> **INSTRUCTIONS TO FOLLOW**
Copy each line below exactly and leave the pictures out.

> **GIVEN INFORMATION**

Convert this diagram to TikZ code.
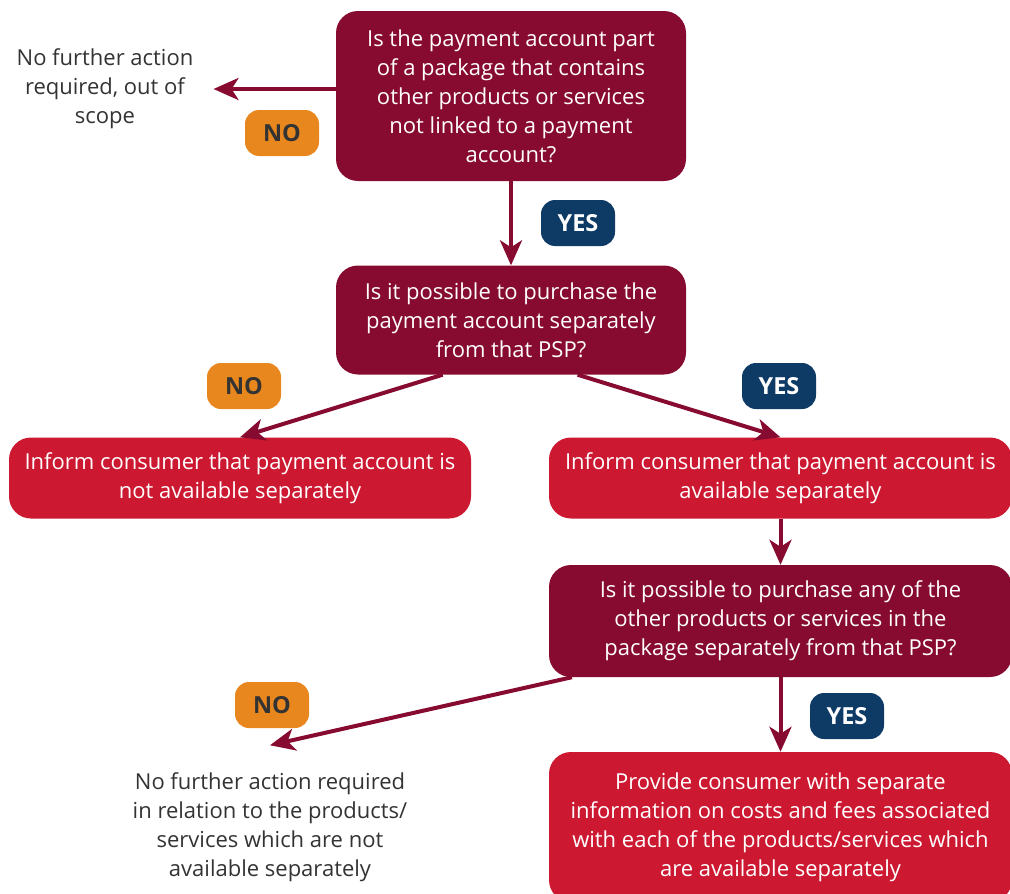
\documentclass[tikz,border=0pt]{standalone}
\usepackage{fontspec}
\setmainfont{Open Sans}
\usepackage{tikz}
\usetikzlibrary{arrows.meta,calc}
\definecolor{Wine}{HTML}{870B30}
\definecolor{Crimson}{HTML}{CC1830}
\definecolor{Amber}{HTML}{E8871E}
\definecolor{Navy}{HTML}{0E3A66}
\definecolor{Ink}{HTML}{333333}
\tikzset{
  body/.style={font=\fontsize{22}{29}\selectfont,align=center,inner sep=0pt},
  question/.style={body,fill=Wine,text=white,rounded corners=22},
  inform/.style={body,fill=Crimson,text=white,rounded corners=22},
  note/.style={body,text=Ink},
  tag/.style={minimum width=74,minimum height=46,rounded corners=14,inner sep=0pt,
    font=\fontsize{23.5}{26}\selectfont\bfseries},
  yestag/.style={tag,fill=Navy,text=white},
  notag/.style={tag,fill=Amber,text=Ink},
  flow/.style={Wine,line width=4pt,-{Stealth[length=25pt,width=22pt,inset=7pt]}}
}

\begin{document}
\begin{tikzpicture}[x=1pt,y=-1pt]
\useasboundingbox (0,0) rectangle (1010,894);
% questions and outcomes
\node[question,minimum width=350,minimum height=170] (q1) at (511,96)
  {Is the payment account part\\of a package that contains\\other products or services\\not linked to a payment\\account?};
\node[note] (out1) at (105,89) {No further action\\required, out of\\scope};
\node[question,minimum width=350,minimum height=109] (q2) at (511,320)
  {Is it possible to purchase the\\payment account separately\\from that PSP?};
\node[inform,minimum width=462,minimum height=81] (r1) at (240,478)
  {Inform consumer that payment account is\\not available separately};
\node[inform,minimum width=463,minimum height=81] (r2) at (780.5,478)
  {Inform consumer that payment account is\\available separately};
\node[question,minimum width=463,minimum height=112] (q3) at (780.5,621)
  {Is it possible to purchase any of the\\other products or services in the\\package separately from that PSP?};
\node[note] (out2) at (270,827)
  {No further action required\\in relation to the products/\\services which are not\\available separately};
\node[inform,minimum width=463,minimum height=150] (r3) at (780.5,827)
  {Provide consumer with separate\\information on costs and fees associated\\with each of the products/services which\\are available separately};
% yes / no tags
\foreach \n/\s/\x/\y/\t in {n1/notag/282/133/NO,y1/yestag/578/223/YES,
  n2/notag/244/386/NO,y2/yestag/779/386/YES,n3/notag/272/705/NO,y3/yestag/847/716/YES}{
  \node[\s] (\n) at (\x,\y) {\t};
}
% arrows
\draw[flow] (q1.west |- out1) -- ([xshift=20]out1.east);
\draw[flow] (q1) -- (q2);
\draw[flow] ($(q2.south west)!0.305!(q2.south east)$) -- (r1.north);
\draw[flow] ($(q2.south west)!0.69!(q2.south east)$) -- (r2.north);
\draw[flow] (r2) -- (q3);
\draw[flow] ($(q3.south west)!0.05!(q3.south east)$) -- ([yshift=27]out2.north);
\draw[flow] (q3) -- (r3);
\end{tikzpicture}
\end{document}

> **SOLUTION**
Convert this diagram to TikZ code.
\documentclass[tikz,border=0pt]{standalone}
\usepackage{fontspec}
\setmainfont{Open Sans}
\usepackage{tikz}
\usetikzlibrary{arrows.meta,calc}
\definecolor{Wine}{HTML}{870B30}
\definecolor{Crimson}{HTML}{CC1830}
\definecolor{Amber}{HTML}{E8871E}
\definecolor{Navy}{HTML}{0E3A66}
\definecolor{Ink}{HTML}{333333}
\tikzset{
  body/.style={font=\fontsize{22}{29}\selectfont,align=center,inner sep=0pt},
  question/.style={body,fill=Wine,text=white,rounded corners=22},
  inform/.style={body,fill=Crimson,text=white,rounded corners=22},
  note/.style={body,text=Ink},
  tag/.style={minimum width=74,minimum height=46,rounded corners=14,inner sep=0pt,
    font=\fontsize{23.5}{26}\selectfont\bfseries},
  yestag/.style={tag,fill=Navy,text=white},
  notag/.style={tag,fill=Amber,text=Ink},
  flow/.style={Wine,line width=4pt,-{Stealth[length=25pt,width=22pt,inset=7pt]}}
}

\begin{document}
\begin{tikzpicture}[x=1pt,y=-1pt]
\useasboundingbox (0,0) rectangle (1010,894);
% questions and outcomes
\node[question,minimum width=350,minimum height=170] (q1) at (511,96)
  {Is the payment account part\\of a package that contains\\other products or services\\not linked to a payment\\account?};
\node[note] (out1) at (105,89) {No further action\\required, out of\\scope};
\node[question,minimum width=350,minimum height=109] (q2) at (511,320)
  {Is it possible to purchase the\\payment account separately\\from that PSP?};
\node[inform,minimum width=462,minimum height=81] (r1) at (240,478)
  {Inform consumer that payment account is\\not available separately};
\node[inform,minimum width=463,minimum height=81] (r2) at (780.5,478)
  {Inform consumer that payment account is\\available separately};
\node[question,minimum width=463,minimum height=112] (q3) at (780.5,621)
  {Is it possible to purchase any of the\\other products or services in the\\package separately from that PSP?};
\node[note] (out2) at (270,827)
  {No further action required\\in relation to the products/\\services which are not\\available separately};
\node[inform,minimum width=463,minimum height=150] (r3) at (780.5,827)
  {Provide consumer with separate\\information on costs and fees associated\\with each of the products/services which\\are available separately};
% yes / no tags
\foreach \n/\s/\x/\y/\t in {n1/notag/282/133/NO,y1/yestag/578/223/YES,
  n2/notag/244/386/NO,y2/yestag/779/386/YES,n3/notag/272/705/NO,y3/yestag/847/716/YES}{
  \node[\s] (\n) at (\x,\y) {\t};
}
% arrows
\draw[flow] (q1.west |- out1) -- ([xshift=20]out1.east);
\draw[flow] (q1) -- (q2);
\draw[flow] ($(q2.south west)!0.305!(q2.south east)$) -- (r1.north);
\draw[flow] ($(q2.south west)!0.69!(q2.south east)$) -- (r2.north);
\draw[flow] (r2) -- (q3);
\draw[flow] ($(q3.south west)!0.05!(q3.south east)$) -- ([yshift=27]out2.north);
\draw[flow] (q3) -- (r3);
\end{tikzpicture}
\end{document}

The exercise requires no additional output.